[Records from a data source]
((

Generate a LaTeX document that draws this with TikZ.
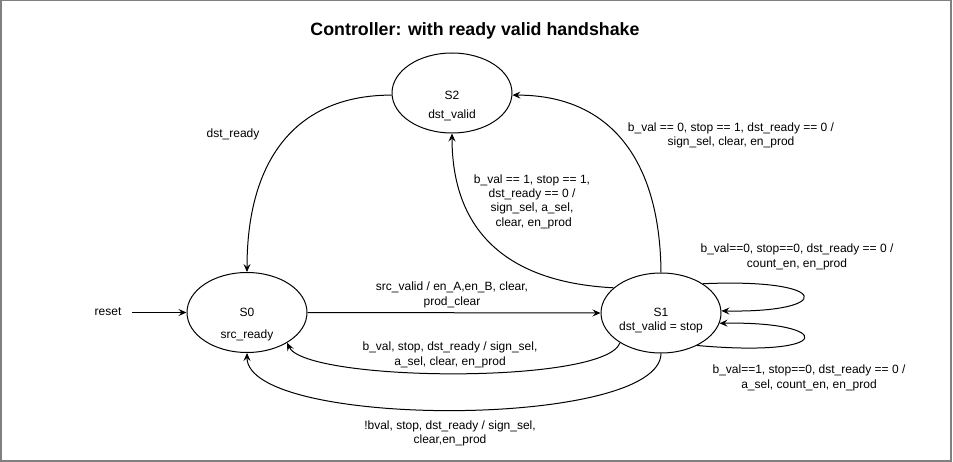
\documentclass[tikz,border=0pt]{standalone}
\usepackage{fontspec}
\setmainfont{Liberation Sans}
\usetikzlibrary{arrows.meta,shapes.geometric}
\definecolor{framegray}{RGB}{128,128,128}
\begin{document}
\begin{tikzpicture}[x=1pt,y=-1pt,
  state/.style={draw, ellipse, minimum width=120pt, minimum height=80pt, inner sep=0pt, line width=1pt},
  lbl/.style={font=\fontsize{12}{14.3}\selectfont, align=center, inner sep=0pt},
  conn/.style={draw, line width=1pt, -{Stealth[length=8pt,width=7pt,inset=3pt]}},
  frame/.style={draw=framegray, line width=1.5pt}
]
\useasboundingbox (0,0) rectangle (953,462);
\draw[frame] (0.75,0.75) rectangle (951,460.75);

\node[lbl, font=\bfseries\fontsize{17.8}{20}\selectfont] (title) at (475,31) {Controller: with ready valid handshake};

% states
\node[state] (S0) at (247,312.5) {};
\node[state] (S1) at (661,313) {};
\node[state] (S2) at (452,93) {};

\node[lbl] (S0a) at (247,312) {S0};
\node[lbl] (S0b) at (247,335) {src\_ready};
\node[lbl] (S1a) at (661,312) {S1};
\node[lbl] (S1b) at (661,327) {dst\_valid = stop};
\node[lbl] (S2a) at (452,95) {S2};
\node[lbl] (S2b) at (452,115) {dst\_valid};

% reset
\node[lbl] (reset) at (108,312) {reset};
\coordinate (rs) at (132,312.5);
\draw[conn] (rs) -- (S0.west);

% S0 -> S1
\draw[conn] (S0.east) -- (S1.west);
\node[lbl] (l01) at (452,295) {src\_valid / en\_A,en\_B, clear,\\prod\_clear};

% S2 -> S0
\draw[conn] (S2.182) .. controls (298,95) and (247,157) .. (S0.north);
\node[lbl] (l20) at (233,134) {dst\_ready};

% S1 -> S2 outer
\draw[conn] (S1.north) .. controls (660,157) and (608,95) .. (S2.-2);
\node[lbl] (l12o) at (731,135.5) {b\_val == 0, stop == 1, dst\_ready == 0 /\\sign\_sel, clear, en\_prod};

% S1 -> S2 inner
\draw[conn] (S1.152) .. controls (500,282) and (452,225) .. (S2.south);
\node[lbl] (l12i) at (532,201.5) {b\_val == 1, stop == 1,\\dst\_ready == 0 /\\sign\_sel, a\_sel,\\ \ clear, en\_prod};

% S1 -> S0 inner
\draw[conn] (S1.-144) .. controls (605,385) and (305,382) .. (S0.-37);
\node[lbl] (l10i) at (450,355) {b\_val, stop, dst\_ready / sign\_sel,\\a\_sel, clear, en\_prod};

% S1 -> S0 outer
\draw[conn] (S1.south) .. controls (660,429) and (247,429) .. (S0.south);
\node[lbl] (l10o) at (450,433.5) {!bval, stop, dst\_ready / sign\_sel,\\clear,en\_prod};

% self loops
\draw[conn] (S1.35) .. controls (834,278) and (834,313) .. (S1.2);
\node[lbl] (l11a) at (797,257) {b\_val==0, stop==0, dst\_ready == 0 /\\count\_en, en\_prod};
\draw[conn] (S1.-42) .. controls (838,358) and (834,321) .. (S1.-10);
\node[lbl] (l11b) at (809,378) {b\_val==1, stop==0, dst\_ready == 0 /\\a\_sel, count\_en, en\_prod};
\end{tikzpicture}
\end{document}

))
((

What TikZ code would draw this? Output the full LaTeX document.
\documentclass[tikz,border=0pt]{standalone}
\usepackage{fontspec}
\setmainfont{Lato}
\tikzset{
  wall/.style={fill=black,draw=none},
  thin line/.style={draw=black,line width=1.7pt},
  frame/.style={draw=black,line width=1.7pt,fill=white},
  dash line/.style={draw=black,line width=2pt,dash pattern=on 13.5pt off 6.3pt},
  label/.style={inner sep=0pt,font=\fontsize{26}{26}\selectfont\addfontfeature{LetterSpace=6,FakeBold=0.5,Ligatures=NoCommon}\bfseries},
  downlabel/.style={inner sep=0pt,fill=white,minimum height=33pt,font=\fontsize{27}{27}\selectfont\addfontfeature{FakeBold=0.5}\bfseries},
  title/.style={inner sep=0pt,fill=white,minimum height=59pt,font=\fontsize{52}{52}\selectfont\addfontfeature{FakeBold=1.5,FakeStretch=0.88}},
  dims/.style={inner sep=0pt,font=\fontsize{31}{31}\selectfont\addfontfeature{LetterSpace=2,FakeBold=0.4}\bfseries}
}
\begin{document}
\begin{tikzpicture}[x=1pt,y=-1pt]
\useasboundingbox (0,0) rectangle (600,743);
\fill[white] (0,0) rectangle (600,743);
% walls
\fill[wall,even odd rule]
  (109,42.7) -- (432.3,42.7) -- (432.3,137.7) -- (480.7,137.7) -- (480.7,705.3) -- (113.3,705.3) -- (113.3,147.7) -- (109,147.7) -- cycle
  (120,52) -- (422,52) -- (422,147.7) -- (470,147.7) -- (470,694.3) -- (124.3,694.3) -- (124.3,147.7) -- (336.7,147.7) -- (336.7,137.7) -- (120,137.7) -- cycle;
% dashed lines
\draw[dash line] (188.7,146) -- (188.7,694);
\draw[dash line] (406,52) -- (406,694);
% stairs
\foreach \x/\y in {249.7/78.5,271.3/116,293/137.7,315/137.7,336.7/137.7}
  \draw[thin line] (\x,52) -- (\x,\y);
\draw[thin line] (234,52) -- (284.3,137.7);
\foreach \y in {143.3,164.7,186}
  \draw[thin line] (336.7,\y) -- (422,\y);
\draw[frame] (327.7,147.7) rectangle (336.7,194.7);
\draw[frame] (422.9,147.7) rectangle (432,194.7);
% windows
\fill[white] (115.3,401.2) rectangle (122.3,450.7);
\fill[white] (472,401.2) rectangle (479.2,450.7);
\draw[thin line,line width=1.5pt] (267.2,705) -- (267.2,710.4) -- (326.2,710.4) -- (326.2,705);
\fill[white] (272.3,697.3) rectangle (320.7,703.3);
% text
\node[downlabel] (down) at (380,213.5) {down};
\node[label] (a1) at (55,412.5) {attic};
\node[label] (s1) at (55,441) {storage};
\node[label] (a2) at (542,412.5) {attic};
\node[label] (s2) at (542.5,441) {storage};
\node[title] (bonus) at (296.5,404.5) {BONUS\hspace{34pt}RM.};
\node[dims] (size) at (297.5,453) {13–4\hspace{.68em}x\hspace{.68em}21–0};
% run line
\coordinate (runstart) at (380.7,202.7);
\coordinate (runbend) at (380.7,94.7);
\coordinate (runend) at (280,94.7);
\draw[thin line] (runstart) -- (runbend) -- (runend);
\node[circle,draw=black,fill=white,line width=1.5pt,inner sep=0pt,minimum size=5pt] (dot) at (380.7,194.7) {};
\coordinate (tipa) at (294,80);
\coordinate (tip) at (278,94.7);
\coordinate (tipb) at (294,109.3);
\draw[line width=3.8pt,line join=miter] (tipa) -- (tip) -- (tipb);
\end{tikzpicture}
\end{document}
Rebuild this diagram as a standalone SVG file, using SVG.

))

Work to be completed – Look through the material above and work out how many of its lines contain "this". State the number only.

Output – 3